§ Written exercise: Copy the lines below as they are; omit the images they contain.

##############################

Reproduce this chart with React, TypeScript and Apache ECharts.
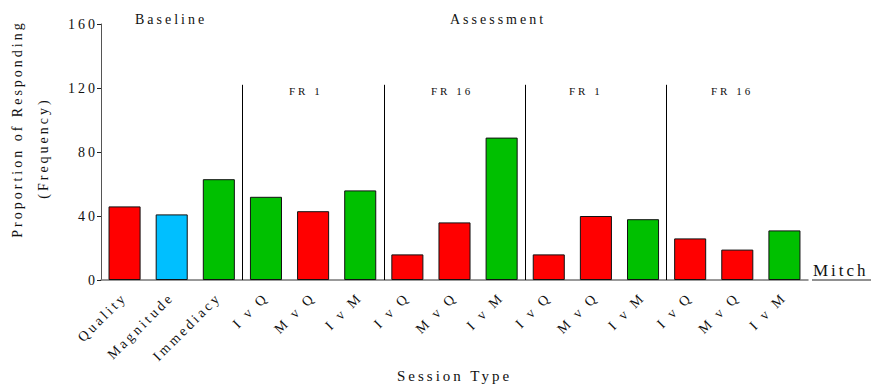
import React, { useEffect, useRef } from "react";
import * as echarts from "echarts";

const categories = [
  "Quality", "Magnitude", "Immediacy",
  "I v Q", "M v Q", "I v M",
  "I v Q", "M v Q", "I v M",
  "I v Q", "M v Q", "I v M",
  "I v Q", "M v Q", "I v M",
];
const values = [46, 41, 63, 52, 43, 56, 16, 36, 89, 16, 40, 38, 26, 19, 31];
const barKinds = ["Q", "M", "I", "I", "Q", "I", "Q", "Q", "I", "Q", "Q", "I", "Q", "Q", "I"];
const kindColors: Record<string, string> = { Q: "#FF0000", M: "#00BFFF", I: "#00C000" };
const separators = [3, 6, 9, 12];
const separatorTop = 122;
const yTicks = [0, 40, 80, 120, 160];

const FONT = "'Liberation Serif', 'Times New Roman', Times, 'DejaVu Serif', serif";

const txt = (text: string, size: number, extra: any = {}) => ({
  text,
  fill: "#111",
  fontSize: size,
  fontFamily: FONT,
  ...extra,
});

export default function App() {
  const ref = useRef<HTMLDivElement>(null);
  useEffect(() => {
    if (!ref.current) return;
    const chart = echarts.init(ref.current, undefined, { renderer: "svg" });
    chart.setOption({
      animation: false,
      textStyle: { fontFamily: FONT },
      grid: { left: 101, right: 66, top: 24, bottom: 110, containLabel: false },
      xAxis: [
        {
          type: "category",
          data: categories,
          axisLine: { lineStyle: { color: "#777", width: 1.5 } },
          axisTick: { alignWithLabel: true, length: 4, lineStyle: { color: "#222" } },
          axisLabel: { rotate: 45, fontSize: 14, color: "#111", margin: 15, fontFamily: FONT },
          name: "Session Type",
          nameLocation: "middle",
          nameGap: 88,
          nameTextStyle: { fontSize: 15, color: "#111", fontFamily: FONT },
        },
        { type: "value", min: 0, max: 15, show: false },
      ],
      yAxis: {
        type: "value",
        min: yTicks[0],
        max: yTicks[yTicks.length - 1],
        interval: 40,
        axisLine: { show: true, lineStyle: { color: "#555", width: 1 } },
        axisTick: { show: true, length: 4, lineStyle: { color: "#222" } },
        axisLabel: { fontSize: 14, color: "#111", margin: 3, fontFamily: FONT },
        splitLine: { show: false },
      },
      graphic: [
        { type: "text", left: 135, top: 12, style: txt("Baseline", 14) },
        { type: "text", left: 450, top: 12, style: txt("Assessment", 14) },
        { type: "text", left: 289, top: 85, style: txt("FR 1", 11) },
        { type: "text", left: 431, top: 85, style: txt("FR 16", 11) },
        { type: "text", left: 569, top: 85, style: txt("FR 1", 11) },
        { type: "text", left: 711, top: 85, style: txt("FR 16", 11) },
        { type: "text", left: 813, top: 262, style: txt("Mitch", 17) },
        { type: "line", shape: { x1: 812, y1: 280, x2: 871, y2: 280 }, style: { stroke: "#222", lineWidth: 1 } },
        {
          type: "text",
          x: 17, y: 129, rotation: Math.PI / 2,
          style: txt("Proportion of Responding", 14, { align: "center", verticalAlign: "middle" }),
        },
        {
          type: "text",
          x: 43, y: 148, rotation: Math.PI / 2,
          style: txt("(Frequency)", 14, { align: "center", verticalAlign: "middle" }),
        },
      ],
      series: [
        {
          type: "bar",
          data: values.map((v, i) => ({ value: v, itemStyle: { color: kindColors[barKinds[i]] } })),
          barCategoryGap: "32%",
          itemStyle: { borderColor: "#111", borderWidth: 1 },
        },
        {
          type: "lines",
          coordinateSystem: "cartesian2d",
          xAxisIndex: 1,
          yAxisIndex: 0,
          silent: true,
          lineStyle: { color: "#000", width: 1, opacity: 1 },
          data: separators.map((s) => ({ coords: [[s, 0], [s, separatorTop]] })),
        },
      ],
    });
    return () => chart.dispose();
  }, []);
  return (
    <>
      <style>{`.chartbox svg text { letter-spacing: 3px; }`}</style>
      <div className="chartbox" ref={ref} style={{ width: 874, height: 390, position: "absolute", left: 0, top: 0 }} />
    </>
  );
}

##############################

§ Solution:
Reproduce this chart with React, TypeScript and Apache ECharts.
import React, { useEffect, useRef } from "react";
import * as echarts from "echarts";

const categories = [
  "Quality", "Magnitude", "Immediacy",
  "I v Q", "M v Q", "I v M",
  "I v Q", "M v Q", "I v M",
  "I v Q", "M v Q", "I v M",
  "I v Q", "M v Q", "I v M",
];
const values = [46, 41, 63, 52, 43, 56, 16, 36, 89, 16, 40, 38, 26, 19, 31];
const barKinds = ["Q", "M", "I", "I", "Q", "I", "Q", "Q", "I", "Q", "Q", "I", "Q", "Q", "I"];
const kindColors: Record<string, string> = { Q: "#FF0000", M: "#00BFFF", I: "#00C000" };
const separators = [3, 6, 9, 12];
const separatorTop = 122;
const yTicks = [0, 40, 80, 120, 160];

const FONT = "'Liberation Serif', 'Times New Roman', Times, 'DejaVu Serif', serif";

const txt = (text: string, size: number, extra: any = {}) => ({
  text,
  fill: "#111",
  fontSize: size,
  fontFamily: FONT,
  ...extra,
});

export default function App() {
  const ref = useRef<HTMLDivElement>(null);
  useEffect(() => {
    if (!ref.current) return;
    const chart = echarts.init(ref.current, undefined, { renderer: "svg" });
    chart.setOption({
      animation: false,
      textStyle: { fontFamily: FONT },
      grid: { left: 101, right: 66, top: 24, bottom: 110, containLabel: false },
      xAxis: [
        {
          type: "category",
          data: categories,
          axisLine: { lineStyle: { color: "#777", width: 1.5 } },
          axisTick: { alignWithLabel: true, length: 4, lineStyle: { color: "#222" } },
          axisLabel: { rotate: 45, fontSize: 14, color: "#111", margin: 15, fontFamily: FONT },
          name: "Session Type",
          nameLocation: "middle",
          nameGap: 88,
          nameTextStyle: { fontSize: 15, color: "#111", fontFamily: FONT },
        },
        { type: "value", min: 0, max: 15, show: false },
      ],
      yAxis: {
        type: "value",
        min: yTicks[0],
        max: yTicks[yTicks.length - 1],
        interval: 40,
        axisLine: { show: true, lineStyle: { color: "#555", width: 1 } },
        axisTick: { show: true, length: 4, lineStyle: { color: "#222" } },
        axisLabel: { fontSize: 14, color: "#111", margin: 3, fontFamily: FONT },
        splitLine: { show: false },
      },
      graphic: [
        { type: "text", left: 135, top: 12, style: txt("Baseline", 14) },
        { type: "text", left: 450, top: 12, style: txt("Assessment", 14) },
        { type: "text", left: 289, top: 85, style: txt("FR 1", 11) },
        { type: "text", left: 431, top: 85, style: txt("FR 16", 11) },
        { type: "text", left: 569, top: 85, style: txt("FR 1", 11) },
        { type: "text", left: 711, top: 85, style: txt("FR 16", 11) },
        { type: "text", left: 813, top: 262, style: txt("Mitch", 17) },
        { type: "line", shape: { x1: 812, y1: 280, x2: 871, y2: 280 }, style: { stroke: "#222", lineWidth: 1 } },
        {
          type: "text",
          x: 17, y: 129, rotation: Math.PI / 2,
          style: txt("Proportion of Responding", 14, { align: "center", verticalAlign: "middle" }),
        },
        {
          type: "text",
          x: 43, y: 148, rotation: Math.PI / 2,
          style: txt("(Frequency)", 14, { align: "center", verticalAlign: "middle" }),
        },
      ],
      series: [
        {
          type: "bar",
          data: values.map((v, i) => ({ value: v, itemStyle: { color: kindColors[barKinds[i]] } })),
          barCategoryGap: "32%",
          itemStyle: { borderColor: "#111", borderWidth: 1 },
        },
        {
          type: "lines",
          coordinateSystem: "cartesian2d",
          xAxisIndex: 1,
          yAxisIndex: 0,
          silent: true,
          lineStyle: { color: "#000", width: 1, opacity: 1 },
          data: separators.map((s) => ({ coords: [[s, 0], [s, separatorTop]] })),
        },
      ],
    });
    return () => chart.dispose();
  }, []);
  return (
    <>
      <style>{`.chartbox svg text { letter-spacing: 3px; }`}</style>
      <div className="chartbox" ref={ref} style={{ width: 874, height: 390, position: "absolute", left: 0, top: 0 }} />
    </>
  );
}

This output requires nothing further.